Find all points of discontinuity of f, where f is defined by
$f(x)= \begin{cases}x^{10}-1, & \text { if } x \leq 1 \\ x^{2}, & \text { if } x>1\end{cases}$
The given function $f$ is $f(x)= \begin{cases}x^{10}-1, & \text { if } x \leq 1 \\ x^{2}, & \text { if } x>1\end{cases}$
The given function f is defined at all the points of the real line.
Let c be a point on the real line.
Case I:
If $c<1$, then $f(c)=c^{10}-1$ and $\lim _{x \rightarrow c} f(x)=\lim _{x \rightarrow c}\left(x^{10}-1\right)=c^{10}-1$
$\therefore \lim _{x \rightarrow c} f(x)=f(c)$
Therefore, $f$ is continuous at all points $x$, such that $x<1$
Case II:
If $c=1$, then the left hand limit of $f$ at $x=1$ is,
$\lim _{x \rightarrow 1^{-}} f(x)=\lim _{x \rightarrow 1^{-}}\left(x^{10}-1\right)=1^{10}-1=1-1=0$
The right hand limit of f at x = 1 is,
$\lim _{x \rightarrow 1^{+}} f(x)=\lim _{x \rightarrow 1^{+}}\left(x^{2}\right)=1^{2}=1$
It is observed that the left and right hand limit of f at x = 1 do not coincide.
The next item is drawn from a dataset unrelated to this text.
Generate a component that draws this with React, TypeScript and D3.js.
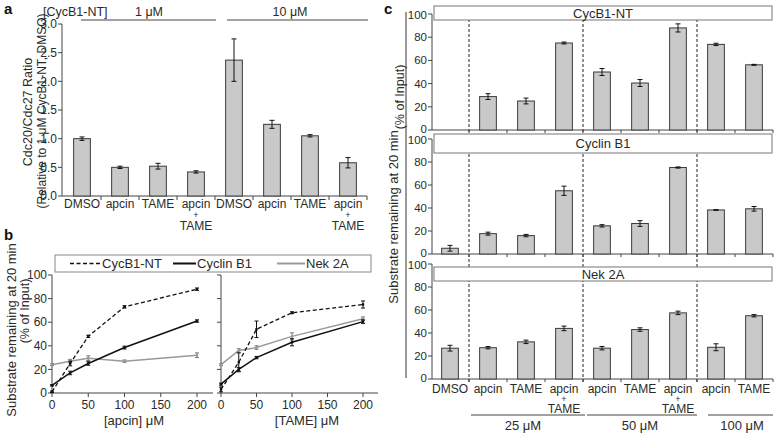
import React from "react";
import * as d3 from "d3";

// ---------- Panel a data ----------
const aCategories = ["DMSO", "apcin", "TAME", "apcin+TAME", "DMSO", "apcin", "TAME", "apcin+TAME"];
const aValues = [1.0, 0.5, 0.52, 0.42, 2.37, 1.25, 1.05, 0.58];
const aErrors = [0.03, 0.02, 0.05, 0.02, 0.37, 0.07, 0.02, 0.09];
const aTicks = [0, 0.5, 1.0, 1.5, 2.0, 2.5, 3.0];
const aGroups = ["1 μM", "10 μM"];

// ---------- Panel b data ----------
const bDoses = [0, 25, 50, 100, 200];
const bTicksX = [0, 50, 100, 150, 200];
const bTicksY = [0, 20, 40, 60, 80, 100];
const bSeriesNames = ["CycB1-NT", "Cyclin B1", "Nek 2A"];
const apcinCycB1NT = [1, 25, 48, 73, 88];
const apcinCycB1NTErr = [0.6, 2, 1, 1, 1];
const apcinCyclinB1 = [6.5, 17, 25, 38.5, 61];
const apcinCyclinB1Err = [0.5, 1.5, 1.5, 1.2, 1];
const apcinNek2A = [24, 27, 29.5, 27, 32];
const apcinNek2AErr = [0.8, 1.5, 2, 1, 2];
const tameCycB1NT = [3, 26, 54, 68, 75];
const tameCycB1NTErr = [2, 8, 7, 0.8, 3];
const tameCyclinB1 = [7.5, 20, 30, 43, 60.5];
const tameCyclinB1Err = [0.8, 1.5, 1, 3, 1.5];
const tameNek2A = [24, 36, 38.5, 48, 63];
const tameNek2AErr = [0.8, 1.5, 1.5, 3, 1.5];

// ---------- Panel c data ----------
const cCategories = ["DMSO", "apcin", "TAME", "apcin+TAME", "apcin", "TAME", "apcin+TAME", "apcin", "TAME"];
const cPanels = ["CycB1-NT", "Cyclin B1", "Nek 2A"];
const cCycB1NT = [null, 28.8, 25, 75, 50, 40.5, 88, 73.8, 56.2];
const cCycB1NTErr = [0, 2.5, 2.5, 0.8, 3, 3, 3.5, 1, 0.4];
const cCyclinB1 = [5, 17.7, 16, 55, 24.5, 26.5, 75.2, 38.3, 39.3];
const cCyclinB1Err = [2.5, 1.3, 1, 4, 1, 2.5, 0.5, 0.3, 2];
const cNek2A = [26.8, 27.2, 32.3, 44, 26.8, 43, 57.5, 27.6, 55];
const cNek2AErr = [2.5, 1, 1.5, 2, 1.5, 1.5, 1.5, 3, 1];
const cTicks = [0, 20, 40, 60, 80, 100];
const cGroups = ["25 μM", "50 μM", "100 μM"];

const FONT = "'Liberation Sans', Arial, Helvetica, sans-serif";
const TXT = "#2a2a2a";
const AX = "#444";
const BAR = "#c9c9c9";
const BARS = "#3a3a3a";

function ErrBar({ x, y1, y2, cap = 2.5, stroke = "#111" }: any) {
  return (
    <g stroke={stroke} strokeWidth={1}>
      <line x1={x} x2={x} y1={y1} y2={y2} />
      <line x1={x - cap} x2={x + cap} y1={y1} y2={y1} />
      <line x1={x - cap} x2={x + cap} y1={y2} y2={y2} />
    </g>
  );
}

function CatLabel({ x, y, name, fs = 12, d1 = 10, d2 = 22 }: any) {
  if (name === "apcin+TAME") {
    return (
      <g fontFamily={FONT} fill={TXT} textAnchor="middle">
        <text x={x} y={y} fontSize={fs}>apcin</text>
        <text x={x} y={y + d1} fontSize={9}>+</text>
        <text x={x} y={y + d2} fontSize={fs}>TAME</text>
      </g>
    );
  }
  return (
    <text x={x} y={y} fontSize={fs} fontFamily={FONT} fill={TXT} textAnchor="middle">{name}</text>
  );
}

function PanelA() {
  const idx = aCategories.map((_, i) => String(i));
  const x = d3.scaleBand<string>().domain(idx).range([63, 367]).paddingInner(0.56).paddingOuter(0.28);
  const y = d3.scaleLinear().domain([0, 3]).range([196, 24]);
  const step = x.step();
  return (
    <g>
      <text x={4} y={14} fontSize={15} fontWeight="bold" fontFamily={FONT} fill="#111">a</text>
      <text x={43} y={16} fontSize={12.5} fontFamily={FONT} fill={TXT}>[CycB1-NT]</text>
      <text x={149} y={16} fontSize={12.5} fontFamily={FONT} fill={TXT} textAnchor="middle">{aGroups[0]}</text>
      <text x={290} y={16} fontSize={12.5} fontFamily={FONT} fill={TXT} textAnchor="middle">{aGroups[1]}</text>
      <line x1={81} x2={216} y1={20} y2={20} stroke={AX} strokeWidth={1} />
      <line x1={227} x2={368} y1={20} y2={20} stroke={AX} strokeWidth={1} />
      <g transform="translate(28,112) rotate(-90)">
        <text fontSize={12.5} fontFamily={FONT} fill={TXT} textAnchor="middle" dy="0.35em">Cdc20/Cdc27 Ratio</text>
      </g>
      <g transform="translate(42,111) rotate(-90)">
        <text fontSize={12} fontFamily={FONT} fill={TXT} textAnchor="middle" dy="0.35em">(Relative to 1 μM CycB1-NT, DMSO)</text>
      </g>
      <line x1={62} x2={62} y1={y(3)} y2={y(0)} stroke={AX} />
      {aTicks.map((t) => (
        <g key={t}>
          <line x1={58} x2={62} y1={y(t)} y2={y(t)} stroke={AX} />
          <text x={57} y={y(t)} dy="0.35em" fontSize={12} fontFamily={FONT} fill={TXT} textAnchor="end">{t.toFixed(1)}</text>
        </g>
      ))}
      <line x1={62} x2={367} y1={y(0)} y2={y(0)} stroke={AX} />
      {idx.map((k, i) => (
        <line key={k} x1={63 + step * (i + 1)} x2={63 + step * (i + 1)} y1={y(0)} y2={y(0) + 4} stroke={AX} />
      ))}
      {aValues.map((v, i) => {
        const cx = x(String(i))! + x.bandwidth() / 2;
        return (
          <g key={i}>
            <rect x={x(String(i))} y={y(v)} width={x.bandwidth()} height={y(0) - y(v)} fill={BAR} stroke={BARS} strokeWidth={1} />
            <ErrBar x={cx} y1={y(v + aErrors[i])} y2={y(v - aErrors[i])} />
            <CatLabel x={cx} y={208} name={aCategories[i]} d1={10} d2={22} />
          </g>
        );
      })}
    </g>
  );
}

function PanelB() {
  const y = d3.scaleLinear().domain([0, 100]).range([393, 275]);
  const xL = d3.scaleLinear().domain([0, 200]).range([52, 197]);
  const xR = d3.scaleLinear().domain([0, 200]).range([221, 363]);
  const styles = [
    { stroke: "#111", dash: "4,2.5", w: 1.3 },
    { stroke: "#111", dash: "", w: 1.5 },
    { stroke: "#9a9a9a", dash: "", w: 1.5 },
  ];
  const left = [
    [apcinCycB1NT, apcinCycB1NTErr],
    [apcinCyclinB1, apcinCyclinB1Err],
    [apcinNek2A, apcinNek2AErr],
  ];
  const right = [
    [tameCycB1NT, tameCycB1NTErr],
    [tameCyclinB1, tameCyclinB1Err],
    [tameNek2A, tameNek2AErr],
  ];
  const drawSeries = (xs: any, series: any[]) =>
    [2, 1, 0].map((si) => {
      const [vals, errs] = series[si];
      const line = d3.line<number>().x((_, i) => xs(bDoses[i])).y((d) => y(d));
      const st = styles[si];
      return (
        <g key={si}>
          <path d={line(vals)!} fill="none" stroke={st.stroke} strokeWidth={st.w} strokeDasharray={st.dash} />
          {vals.map((v: number, i: number) => (
            <g key={i}>
              <ErrBar x={xs(bDoses[i])} y1={y(v + errs[i])} y2={y(v - errs[i])} cap={2} stroke={si === 2 ? "#777" : "#111"} />
              <rect x={xs(bDoses[i]) - 1.2} y={y(v) - 1.2} width={2.4} height={2.4} fill={st.stroke} />
            </g>
          ))}
        </g>
      );
    });
  return (
    <g>
      <text x={4} y={240} fontSize={15} fontWeight="bold" fontFamily={FONT} fill="#111">b</text>
      <rect x={55} y={255} width={316} height={17} fill="#fff" stroke="#888" />
      <line x1={70} x2={100} y1={263.5} y2={263.5} stroke="#111" strokeWidth={1.5} strokeDasharray="4,2.5" />
      <text x={102} y={263.5} dy="0.35em" fontSize={13} fontFamily={FONT} fill={TXT}>{bSeriesNames[0]}</text>
      <line x1={173} x2={196} y1={263.5} y2={263.5} stroke="#111" strokeWidth={2} />
      <text x={197} y={263.5} dy="0.35em" fontSize={13} fontFamily={FONT} fill={TXT}>{bSeriesNames[1]}</text>
      <line x1={277} x2={305} y1={263.5} y2={263.5} stroke="#9a9a9a" strokeWidth={2} />
      <text x={306} y={263.5} dy="0.35em" fontSize={13} fontFamily={FONT} fill={TXT}>{bSeriesNames[2]}</text>
      <g transform="translate(11,330) rotate(-90)">
        <text fontSize={13} fontFamily={FONT} fill={TXT} textAnchor="middle" dy="0.35em">Substrate remaining at 20 min</text>
      </g>
      <g transform="translate(25,311) rotate(-90)">
        <text fontSize={12.5} fontFamily={FONT} fill={TXT} textAnchor="middle" dy="0.35em">(% of Input)</text>
      </g>
      <line x1={52} x2={52} y1={275} y2={393} stroke={AX} />
      {bTicksY.map((t) => (
        <g key={t}>
          <line x1={48} x2={52} y1={y(t)} y2={y(t)} stroke={AX} />
          <text x={47} y={y(t)} dy="0.35em" fontSize={12} fontFamily={FONT} fill={TXT} textAnchor="end">{t}</text>
        </g>
      ))}
      <line x1={52} x2={213} y1={393} y2={393} stroke={AX} />
      {bTicksX.map((t) => (
        <g key={t}>
          <line x1={xL(t)} x2={xL(t)} y1={393} y2={397} stroke={AX} />
          <text x={xL(t)} y={409} fontSize={12} fontFamily={FONT} fill={TXT} textAnchor="middle">{t}</text>
        </g>
      ))}
      <text x={134} y={425} fontSize={13} fontFamily={FONT} fill={TXT} textAnchor="middle">[apcin] μM</text>
      <line x1={221} x2={221} y1={275} y2={393} stroke={AX} />
      {bTicksY.map((t) => (
        <line key={t} x1={217} x2={221} y1={y(t)} y2={y(t)} stroke={AX} />
      ))}
      <line x1={221} x2={378} y1={393} y2={393} stroke={AX} />
      {bTicksX.map((t) => (
        <g key={t}>
          <line x1={xR(t)} x2={xR(t)} y1={393} y2={397} stroke={AX} />
          <text x={xR(t)} y={409} fontSize={12} fontFamily={FONT} fill={TXT} textAnchor="middle">{t}</text>
        </g>
      ))}
      <text x={307} y={425} fontSize={13} fontFamily={FONT} fill={TXT} textAnchor="middle">[TAME] μM</text>
      {drawSeries(xL, left)}
      {drawSeries(xR, right)}
    </g>
  );
}

function PanelC() {
  const idx = cCategories.map((_, i) => String(i));
  const x = d3.scaleBand<string>().domain(idx).range([431, 773]).paddingInner(0.56).paddingOuter(0.28);
  const step = x.step();
  const frames = [
    { bottom: 130, top: 14, box: [6, 20] },
    { bottom: 254, top: 139, box: [134, 153] },
    { bottom: 379, top: 264, box: [267, 281] },
  ];
  const data = [
    [cCycB1NT, cCycB1NTErr],
    [cCyclinB1, cCyclinB1Err],
    [cNek2A, cNek2AErr],
  ];
  const seps = [1, 4, 7].map((k) => 431 + step * k);
  return (
    <g>
      <text x={384} y={14} fontSize={15} fontWeight="bold" fontFamily={FONT} fill="#111">c</text>
      <line x1={406} x2={406} y1={12} y2={378} stroke="#333" />
      <g transform="translate(393,217) rotate(-90)">
        <text fontSize={13} fontFamily={FONT} fill={TXT} textAnchor="middle" dy="0.35em">Substrate remaining at 20 min</text>
      </g>
      <g transform="translate(400,97) rotate(-90)">
        <text fontSize={12.5} fontFamily={FONT} fill={TXT} textAnchor="middle" dy="0.35em">(% of Input)</text>
      </g>
      {seps.map((sx, i) => (
        <line key={i} x1={sx} x2={sx} y1={14} y2={382} stroke="#222" strokeDasharray="3,2" />
      ))}
      {frames.map((f, pi) => {
        const y = d3.scaleLinear().domain([0, 100]).range([f.bottom, f.top]);
        const [vals, errs] = data[pi] as any;
        return (
          <g key={pi}>
            <line x1={432} x2={432} y1={f.top} y2={f.bottom} stroke={AX} />
            {cTicks.map((t) => (
              <g key={t}>
                <line x1={428} x2={432} y1={y(t)} y2={y(t)} stroke={AX} />
                <text x={427} y={y(t) + (t === 0 ? -1 : t === 100 ? 1 : 0)} dy="0.35em" fontSize={11.5} fontFamily={FONT} fill={TXT} textAnchor="end">{t}</text>
              </g>
            ))}
            <line x1={432} x2={773} y1={f.bottom} y2={f.bottom} stroke={AX} />
            {idx.map((k, i) => (
              <line key={k} x1={431 + step * (i + 1)} x2={431 + step * (i + 1)} y1={f.bottom} y2={f.bottom + 3} stroke={AX} />
            ))}
            {vals.map((v: number | null, i: number) => {
              if (v == null) return null;
              const cx = x(String(i))! + x.bandwidth() / 2;
              return (
                <g key={i}>
                  <rect x={x(String(i))} y={y(v)} width={x.bandwidth()} height={f.bottom - y(v)} fill={BAR} stroke={BARS} strokeWidth={1} />
                  <ErrBar x={cx} y1={y(v + errs[i])} y2={y(v - errs[i])} />
                </g>
              );
            })}
            <rect x={434} y={f.box[0]} width={338} height={f.box[1] - f.box[0]} fill="#fff" stroke="#777" />
            <text x={603} y={(f.box[0] + f.box[1]) / 2} dy="0.35em" fontSize={13} fontFamily={FONT} fill={TXT} textAnchor="middle">{cPanels[pi]}</text>
          </g>
        );
      })}
      {cCategories.map((c, i) => (
        <CatLabel key={i} x={x(String(i))! + x.bandwidth() / 2} y={393} name={c} d1={9} d2={19.5} />
      ))}
      <line x1={471} x2={585} y1={415} y2={415} stroke={AX} />
      <line x1={587} x2={697} y1={415} y2={415} stroke={AX} />
      <line x1={708} x2={773} y1={415} y2={415} stroke={AX} />
      <text x={523} y={430} fontSize={13} fontFamily={FONT} fill={TXT} textAnchor="middle">{cGroups[0]}</text>
      <text x={640} y={430} fontSize={13} fontFamily={FONT} fill={TXT} textAnchor="middle">{cGroups[1]}</text>
      <text x={742} y={430} fontSize={13} fontFamily={FONT} fill={TXT} textAnchor="middle">{cGroups[2]}</text>
    </g>
  );
}

export default function App() {
  return (
    <svg width={777} height={434} style={{ position: "absolute", left: 0, top: 0, background: "#fff" }}>
      <rect width={777} height={434} fill="#fff" />
      <PanelA />
      <PanelB />
      <PanelC />
    </svg>
  );
}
Therefore, f is not continuous at x = 1
Case III:
If $c>1$, then $f(c)=c^{2}$
$\lim _{x \rightarrow c} f(x)=\lim _{x \rightarrow c}\left(x^{2}\right)=c^{2}$
$\therefore \lim _{x \rightarrow c} f(x)=f(c)$
Therefore, $f$ is continuous at all points $x$, such that $x>1$
Thus, from the above observation, it can be concluded that x = 1 is the only point of discontinuity of f.